Porque su determinación era férrea. Nunca se enamoraría tal y como había visto hacer a su madre, perdiendo todo sentido de la dignidad y entregándose a hombres que acababan dejándola o decepcionándola.
Pero eso no significaba que no quisiera experimentar la sensualidad: sentir las caricias de un hombre, su piel, sus labios en los de ella, sobre sus senos, en su…
«Podrías tener un affaire con Lucien».
Se permitió contemplar esa posibilidad unos segundos…
Lucien se sentía atraído por ella. A ella le gustaba él. Ninguno de los dos estaba comprometido.
¿Qué mal podían hacer? Eran dos adultos. A Lucien no le interesaba la fama de su madre, así que no tendría que preocuparse por sus intenciones.

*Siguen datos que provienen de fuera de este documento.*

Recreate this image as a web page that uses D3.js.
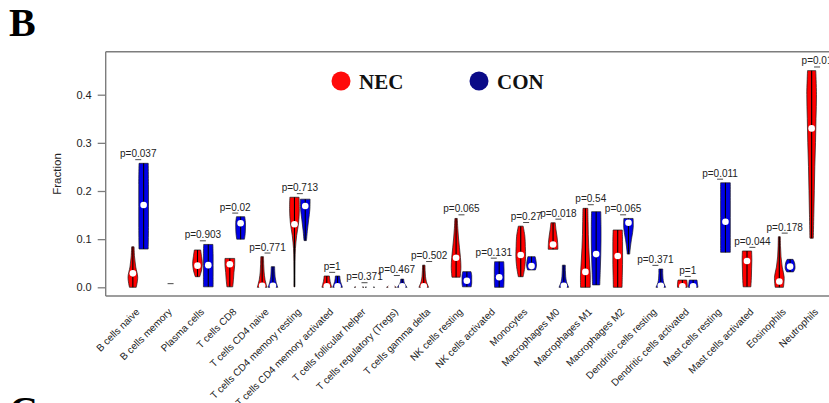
<!DOCTYPE html>
<html>
<head>
<meta charset="utf-8">
<script src="https://cdn.jsdelivr.net/npm/d3@7"></script>
<style>
  html, body { margin: 0; padding: 0; background: #fff; }
  svg { display: block; }
</style>
</head>
<body>
<svg id="chart" width="829" height="403"></svg>
<script>
// Immune cell fractions (CIBERSORT), NEC vs CON, one violin pair per cell type
const cells = ["B cells naive", "B cells memory", "Plasma cells", "T cells CD8", "T cells CD4 naive",
  "T cells CD4 memory resting", "T cells CD4 memory activated", "T cells follicular helper",
  "T cells regulatory (Tregs)", "T cells gamma delta", "NK cells resting", "NK cells activated",
  "Monocytes", "Macrophages M0", "Macrophages M1", "Macrophages M2", "Dendritic cells resting",
  "Dendritic cells activated", "Mast cells resting", "Mast cells activated", "Eosinophils", "Neutrophils"];

const pLabels = ["p=0.037", "", "p=0.903", "p=0.02", "p=0.771", "p=0.713", "p=1", "p=0.371", "p=0.467",
  "p=0.502", "p=0.065", "p=0.131", "p=0.27", "p=0.018", "p=0.54", "p=0.065", "p=0.371", "p=1",
  "p=0.011", "p=0.044", "p=0.178", "p=0.01"];

// NEC group: range, median and relative density (bottom -> top) for each cell type
const necMin = [0, null, 0.022, 0.001, 0, 0.001, 0, 0, 0, 0, 0.021, null, 0.022, 0.079, 0, 0, null, 0, null, 0.001, 0, 0.102];
const necMax = [0.084, null, 0.0775, 0.060, 0.0636, 0.187, 0.0235, 0.002, 0.005, 0.046, 0.143, null, 0.127, 0.134, 0.164, 0.119, null, 0.015, null, 0.0754, 0.105, 0.450];
const necMed = [0.029, null, 0.045, 0.048, 0.003, 0.131, 0.002, 0, 0.001, 0.002, 0.0615, null, 0.067, 0.089, 0.032, 0.065, null, 0.002, null, 0.0546, 0.012, 0.330];
const necShape = [
  [0.7, 1, 0.6, 0.35, 0.25], null, [0.45, 0.85, 1, 0.85, 0.65], [0.6, 0.75, 0.85, 1, 1],
  [1, 0.6, 0.4, 0.32, 0.28], [0.1, 0.1, 0.12, 0.2, 0.45, 0.85, 1, 0.95], [1, 0.85, 0.7, 0.6, 0.55],
  [1, 0.6, 0.3], [1, 0.6, 0.4], [1, 0.55, 0.35, 0.28, 0.25], [0.85, 1, 0.9, 0.7, 0.5, 0.35, 0.25], null,
  [0.5, 0.85, 1, 0.95, 0.85, 0.5], [1, 0.95, 0.8, 0.6, 0.45], [1, 1, 0.85, 0.7, 0.6, 0.55, 0.5],
  [0.9, 0.95, 1, 1, 1, 0.95], null, [1, 1, 0.9], null, [0.8, 0.9, 0.95, 1, 0.95],
  [0.85, 1, 0.6, 0.35, 0.25, 0.2], [0.35, 0.45, 0.55, 0.65, 0.8, 0.9, 1, 0.85]];

// CON group
const conMin = [0.0795, null, 0.001, 0.100, 0, 0.097, 0, 0, 0, null, 0.001, 0, 0.036, 0, 0.005, 0.069, 0, 0, 0.0727, null, 0.032, null];
const conMax = [0.2575, null, 0.089, 0.1466, 0.0428, 0.183, 0.0235, 0.001, 0.017, null, 0.0325, 0.053, 0.0636, 0.046, 0.157, 0.143, 0.038, 0.015, 0.217, null, 0.058, null];
const conMed = [0.171, null, 0.046, 0.133, 0.003, 0.169, 0.002, 0, 0.002, null, 0.0137, 0.021, 0.044, 0.003, 0.069, 0.134, 0.003, 0.002, 0.136, null, 0.043, null];
const conShape = [
  [0.95, 1, 1, 1, 0.95], null, [1, 1, 1, 1, 0.95], [0.8, 0.95, 1, 1, 0.85],
  [1, 0.65, 0.45, 0.38, 0.35], [0.25, 0.45, 0.7, 0.95, 1], [1, 0.8, 0.6, 0.5, 0.45],
  [1, 0.6, 0.3], [1, 0.7, 0.45, 0.35, 0.3], null, [0.9, 1, 1, 1, 0.85], [0.95, 1, 1, 1, 0.95],
  [0.8, 1, 1, 0.9, 0.75], [1, 0.55, 0.38, 0.32, 0.3], [0.75, 0.85, 0.95, 1, 1, 0.95],
  [0.25, 0.4, 0.6, 0.85, 1, 0.95], [1, 0.6, 0.45, 0.4, 0.4], [1, 0.9, 0.8], [1, 1, 1, 1, 1], null,
  [0.7, 1, 1, 0.9, 0.6], null];

const yTicks = [0.0, 0.1, 0.2, 0.3, 0.4];
const groups = ["NEC", "CON"];
const groupColors = ["#ff0000", "#0000e6"];
const legendColors = ["#ff0a0a", "#0b0b88"];

const svg = d3.select("#chart");
svg.append("rect").attr("width", 829).attr("height", 403).attr("fill", "#fff");

// Plot coordinates: NEC at 3*(i-1), CON at 3*(i-1)+1
const x = d3.scaleLinear().domain([-2.52, 65.52]).range([105.7, 838.8]);
const y = d3.scaleLinear().domain([0, 0.4]).range([287.3, 94.7]);
const unit = x(1) - x(0);
const halfW = 0.45 * unit;

const frameTop = 51.7, frameBottom = 296, frameLeft = 105.7;
const axisColor = "#7d7d7d";

// Panel letters
svg.append("text").attr("x", 9).attr("y", 36)
  .attr("font-family", "Liberation Serif, Times New Roman, serif").attr("font-weight", "bold")
  .attr("font-size", 40).attr("fill", "#000").text("B");
svg.append("text").attr("x", 9).attr("y", 424)
  .attr("font-family", "Liberation Serif, Times New Roman, serif").attr("font-weight", "bold")
  .attr("font-size", 40).attr("fill", "#000").text("C");

// Frame: the right side lies past the visible area
const frame = svg.append("g").attr("stroke", axisColor).attr("stroke-width", 1.4).attr("fill", "none");
frame.append("line").attr("x1", frameLeft).attr("x2", 829).attr("y1", frameTop).attr("y2", frameTop);
frame.append("line").attr("x1", frameLeft).attr("x2", 829).attr("y1", frameBottom).attr("y2", frameBottom);
frame.append("line").attr("x1", frameLeft).attr("x2", frameLeft).attr("y1", frameTop).attr("y2", frameBottom);

// Y axis
const yAxis = d3.axisLeft(y).tickValues(yTicks).tickFormat(d3.format(".1f")).tickSize(8).tickPadding(6);
const gy = svg.append("g").attr("transform", `translate(${frameLeft},0)`).call(yAxis);
gy.select(".domain").remove();
gy.selectAll(".tick line").attr("stroke", axisColor).attr("stroke-width", 1.3);
gy.selectAll(".tick text").attr("font-family", "Liberation Sans, Arial, sans-serif")
  .attr("font-size", 11).attr("fill", "#222");

svg.append("text")
  .attr("transform", "translate(57,174) rotate(-90)")
  .attr("text-anchor", "middle").attr("dominant-baseline", "central")
  .attr("font-family", "Liberation Sans, Arial, sans-serif").attr("font-size", 11.5)
  .attr("fill", "#222").text("Fraction");

// Violins
const plot = svg.append("g");
const area = d3.area()
  .y(d => y(d.v))
  .x0(d => d.c - halfW * d.w)
  .x1(d => d.c + halfW * d.w)
  .curve(d3.curveCatmullRom.alpha(0.5));

function drawViolin(c, lo, hi, med, shape, color) {
  if (lo === null || shape === null) return;
  const n = shape.length;
  const pts = shape.map((w, k) => ({ c, w, v: lo + (hi - lo) * k / (n - 1) }));
  plot.append("path").attr("d", area(pts))
    .attr("fill", color).attr("stroke", "#1a1a1a").attr("stroke-width", 0.7);
  plot.append("line").attr("x1", c).attr("x2", c).attr("y1", y(lo)).attr("y2", y(hi))
    .attr("stroke", "#000").attr("stroke-width", 1.1);
  plot.append("circle").attr("cx", c).attr("cy", y(med)).attr("r", 3.3).attr("fill", "#fff");
}

cells.forEach((name, i) => {
  const base = 3 * i;
  drawViolin(x(base), necMin[i], necMax[i], necMed[i], necShape[i], groupColors[0]);
  drawViolin(x(base + 1), conMin[i], conMax[i], conMed[i], conShape[i], groupColors[1]);

  const top = Math.max(necMax[i] ?? 0, conMax[i] ?? 0);
  const tx = x(base + 0.5);
  plot.append("text").attr("x", tx).attr("y", y(top + 0.02))
    .attr("text-anchor", "middle").attr("dominant-baseline", "central")
    .attr("font-family", "Liberation Sans, Arial, sans-serif").attr("font-size", 10)
    .attr("fill", "#222").text(pLabels[i]);
  plot.append("line").attr("x1", tx - 3).attr("x2", tx + 3)
    .attr("y1", y(top + 0.02) + 6).attr("y2", y(top + 0.02) + 6)
    .attr("stroke", "#333").attr("stroke-width", 0.9);

  // Rotated category label
  const lx = x(base + 1) - 6, ly = 310;
  svg.append("text")
    .attr("transform", `translate(${lx},${ly}) rotate(-45)`)
    .attr("text-anchor", "end").attr("dominant-baseline", "central")
    .attr("font-family", "Liberation Sans, Arial, sans-serif").attr("font-size", 10)
    .attr("fill", "#222").text(name);
});

// Legend
const legendX = [341, 479];
groups.forEach((g, k) => {
  svg.append("circle").attr("cx", legendX[k]).attr("cy", 81).attr("r", 9.5).attr("fill", legendColors[k]);
  svg.append("text").attr("x", legendX[k] + 18).attr("y", 88.5)
    .attr("font-family", "Liberation Serif, Times New Roman, serif").attr("font-weight", "bold")
    .attr("font-size", 21).attr("fill", "#111").text(g);
});
</script>
</body>
</html>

Solo lo movería el deseo.
Igual que a ella.
Lucien frenó bruscamente y la asió por el brazo, por un instante, Audrey creyó que le había leído el pensamiento.
–Mira, ¿esa que está al lado de ese puesto de mercado no es tu madre?
Audrey miró en la dirección que le señalaba.
–¿Qué puesto?
Aunque no era miércoles, el día oficial de mercado, había algunos puestos de fruta y verdura, pan fresco y deliciosos quesos de la región.
Entonces vio una cabeza rubia antes de perderla entre el laberinto de puestos.
–No estoy segura. Podría ser, pero…
–Aparcaré para que hagamos una búsqueda a pie –dijo Lucien–. Puede que no se hayan alojado en la casa de costumbre, sino en el pueblo. Aunque sea pequeño, es fácil pasar desapercibido entre la gente.